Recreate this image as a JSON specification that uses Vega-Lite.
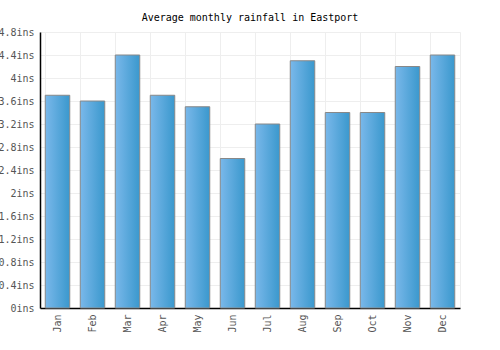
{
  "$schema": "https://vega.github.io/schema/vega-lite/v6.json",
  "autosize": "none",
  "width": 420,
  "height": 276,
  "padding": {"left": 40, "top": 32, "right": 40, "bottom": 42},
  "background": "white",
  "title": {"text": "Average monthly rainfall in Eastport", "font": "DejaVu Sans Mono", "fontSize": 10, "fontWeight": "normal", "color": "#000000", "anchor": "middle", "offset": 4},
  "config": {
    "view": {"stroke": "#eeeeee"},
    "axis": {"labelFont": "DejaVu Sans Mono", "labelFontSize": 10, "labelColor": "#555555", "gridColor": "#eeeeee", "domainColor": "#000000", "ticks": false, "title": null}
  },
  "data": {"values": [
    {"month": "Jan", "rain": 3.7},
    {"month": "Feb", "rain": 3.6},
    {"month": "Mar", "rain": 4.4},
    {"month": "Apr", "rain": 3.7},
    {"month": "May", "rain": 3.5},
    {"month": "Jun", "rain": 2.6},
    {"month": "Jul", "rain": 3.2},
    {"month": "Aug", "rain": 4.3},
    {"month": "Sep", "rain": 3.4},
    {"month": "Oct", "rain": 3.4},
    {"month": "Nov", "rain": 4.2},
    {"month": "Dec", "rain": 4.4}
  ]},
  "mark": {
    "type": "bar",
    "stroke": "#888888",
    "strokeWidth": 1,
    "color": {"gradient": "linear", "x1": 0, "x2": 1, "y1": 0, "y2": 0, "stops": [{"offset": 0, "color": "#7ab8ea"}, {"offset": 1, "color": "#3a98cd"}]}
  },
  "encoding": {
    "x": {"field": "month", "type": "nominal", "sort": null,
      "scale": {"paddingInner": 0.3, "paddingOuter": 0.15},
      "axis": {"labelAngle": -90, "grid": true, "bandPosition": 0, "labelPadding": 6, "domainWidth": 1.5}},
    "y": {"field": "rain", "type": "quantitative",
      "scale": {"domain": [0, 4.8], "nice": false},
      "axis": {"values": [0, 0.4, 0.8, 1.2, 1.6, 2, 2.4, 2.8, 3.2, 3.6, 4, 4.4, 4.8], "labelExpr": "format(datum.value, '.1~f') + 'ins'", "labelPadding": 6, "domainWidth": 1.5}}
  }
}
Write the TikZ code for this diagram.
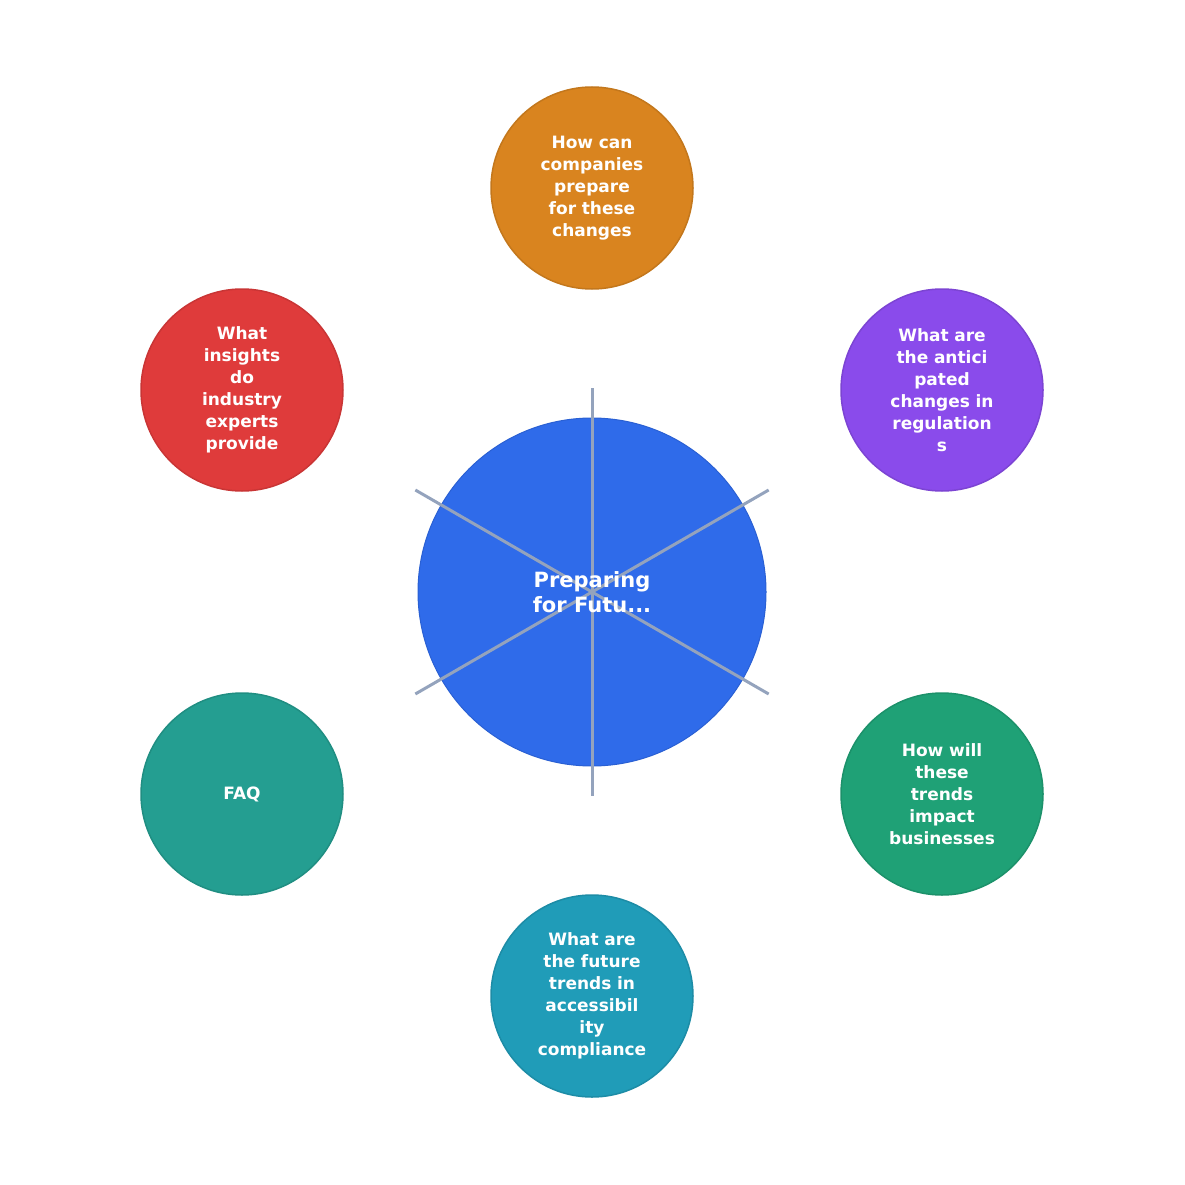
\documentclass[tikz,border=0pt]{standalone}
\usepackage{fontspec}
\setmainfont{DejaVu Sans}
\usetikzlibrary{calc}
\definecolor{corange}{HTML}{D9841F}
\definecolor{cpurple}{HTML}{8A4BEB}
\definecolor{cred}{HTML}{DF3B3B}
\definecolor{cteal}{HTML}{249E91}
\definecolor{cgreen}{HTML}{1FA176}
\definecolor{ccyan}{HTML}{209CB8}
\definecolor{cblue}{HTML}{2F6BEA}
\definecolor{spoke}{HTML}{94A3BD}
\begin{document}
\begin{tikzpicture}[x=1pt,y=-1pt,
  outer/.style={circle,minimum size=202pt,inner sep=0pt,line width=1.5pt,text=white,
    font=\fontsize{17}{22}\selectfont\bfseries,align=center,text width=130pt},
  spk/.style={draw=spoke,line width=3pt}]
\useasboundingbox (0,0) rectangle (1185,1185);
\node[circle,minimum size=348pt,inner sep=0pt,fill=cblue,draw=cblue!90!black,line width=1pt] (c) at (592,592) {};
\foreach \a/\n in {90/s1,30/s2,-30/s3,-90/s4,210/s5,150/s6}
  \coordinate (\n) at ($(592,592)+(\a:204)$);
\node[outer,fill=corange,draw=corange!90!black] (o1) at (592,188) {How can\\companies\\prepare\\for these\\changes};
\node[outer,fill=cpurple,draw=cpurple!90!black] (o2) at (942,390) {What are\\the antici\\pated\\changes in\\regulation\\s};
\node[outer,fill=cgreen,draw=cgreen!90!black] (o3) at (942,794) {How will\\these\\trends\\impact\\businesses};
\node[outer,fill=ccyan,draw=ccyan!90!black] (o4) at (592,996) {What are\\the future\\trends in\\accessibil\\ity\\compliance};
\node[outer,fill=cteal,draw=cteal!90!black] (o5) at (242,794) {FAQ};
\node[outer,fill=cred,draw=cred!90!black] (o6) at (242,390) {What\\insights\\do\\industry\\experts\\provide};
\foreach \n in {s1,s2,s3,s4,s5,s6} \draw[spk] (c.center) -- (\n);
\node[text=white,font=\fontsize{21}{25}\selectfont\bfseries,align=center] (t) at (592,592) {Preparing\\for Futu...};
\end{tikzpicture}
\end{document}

## Your goal
Quote all the lines above exactly as given. Do not include the pictures.

## The output
Recreate this image as a JSON specification that uses Vega-Lite.
{
  "$schema": "https://vega.github.io/schema/vega-lite/v6.json",
  "autosize": "none",
  "width": 420,
  "height": 276,
  "padding": {"left": 40, "top": 32, "right": 40, "bottom": 42},
  "background": "white",
  "title": {"text": "Average monthly rainfall in Eastport", "font": "DejaVu Sans Mono", "fontSize": 10, "fontWeight": "normal", "color": "#000000", "anchor": "middle", "offset": 4},
  "config": {
    "view": {"stroke": "#eeeeee"},
    "axis": {"labelFont": "DejaVu Sans Mono", "labelFontSize": 10, "labelColor": "#555555", "gridColor": "#eeeeee", "domainColor": "#000000", "ticks": false, "title": null}
  },
  "data": {"values": [
    {"month": "Jan", "rain": 3.7},
    {"month": "Feb", "rain": 3.6},
    {"month": "Mar", "rain": 4.4},
    {"month": "Apr", "rain": 3.7},
    {"month": "May", "rain": 3.5},
    {"month": "Jun", "rain": 2.6},
    {"month": "Jul", "rain": 3.2},
    {"month": "Aug", "rain": 4.3},
    {"month": "Sep", "rain": 3.4},
    {"month": "Oct", "rain": 3.4},
    {"month": "Nov", "rain": 4.2},
    {"month": "Dec", "rain": 4.4}
  ]},
  "mark": {
    "type": "bar",
    "stroke": "#888888",
    "strokeWidth": 1,
    "color": {"gradient": "linear", "x1": 0, "x2": 1, "y1": 0, "y2": 0, "stops": [{"offset": 0, "color": "#7ab8ea"}, {"offset": 1, "color": "#3a98cd"}]}
  },
  "encoding": {
    "x": {"field": "month", "type": "nominal", "sort": null,
      "scale": {"paddingInner": 0.3, "paddingOuter": 0.15},
      "axis": {"labelAngle": -90, "grid": true, "bandPosition": 0, "labelPadding": 6, "domainWidth": 1.5}},
    "y": {"field": "rain", "type": "quantitative",
      "scale": {"domain": [0, 4.8], "nice": false},
      "axis": {"values": [0, 0.4, 0.8, 1.2, 1.6, 2, 2.4, 2.8, 3.2, 3.6, 4, 4.4, 4.8], "labelExpr": "format(datum.value, '.1~f') + 'ins'", "labelPadding": 6, "domainWidth": 1.5}}
  }
}
Write the TikZ code for this diagram.
\documentclass[tikz,border=0pt]{standalone}
\usepackage{fontspec}
\setmainfont{DejaVu Sans}
\usetikzlibrary{calc}
\definecolor{corange}{HTML}{D9841F}
\definecolor{cpurple}{HTML}{8A4BEB}
\definecolor{cred}{HTML}{DF3B3B}
\definecolor{cteal}{HTML}{249E91}
\definecolor{cgreen}{HTML}{1FA176}
\definecolor{ccyan}{HTML}{209CB8}
\definecolor{cblue}{HTML}{2F6BEA}
\definecolor{spoke}{HTML}{94A3BD}
\begin{document}
\begin{tikzpicture}[x=1pt,y=-1pt,
  outer/.style={circle,minimum size=202pt,inner sep=0pt,line width=1.5pt,text=white,
    font=\fontsize{17}{22}\selectfont\bfseries,align=center,text width=130pt},
  spk/.style={draw=spoke,line width=3pt}]
\useasboundingbox (0,0) rectangle (1185,1185);
\node[circle,minimum size=348pt,inner sep=0pt,fill=cblue,draw=cblue!90!black,line width=1pt] (c) at (592,592) {};
\foreach \a/\n in {90/s1,30/s2,-30/s3,-90/s4,210/s5,150/s6}
  \coordinate (\n) at ($(592,592)+(\a:204)$);
\node[outer,fill=corange,draw=corange!90!black] (o1) at (592,188) {How can\\companies\\prepare\\for these\\changes};
\node[outer,fill=cpurple,draw=cpurple!90!black] (o2) at (942,390) {What are\\the antici\\pated\\changes in\\regulation\\s};
\node[outer,fill=cgreen,draw=cgreen!90!black] (o3) at (942,794) {How will\\these\\trends\\impact\\businesses};
\node[outer,fill=ccyan,draw=ccyan!90!black] (o4) at (592,996) {What are\\the future\\trends in\\accessibil\\ity\\compliance};
\node[outer,fill=cteal,draw=cteal!90!black] (o5) at (242,794) {FAQ};
\node[outer,fill=cred,draw=cred!90!black] (o6) at (242,390) {What\\insights\\do\\industry\\experts\\provide};
\foreach \n in {s1,s2,s3,s4,s5,s6} \draw[spk] (c.center) -- (\n);
\node[text=white,font=\fontsize{21}{25}\selectfont\bfseries,align=center] (t) at (592,592) {Preparing\\for Futu...};
\end{tikzpicture}
\end{document}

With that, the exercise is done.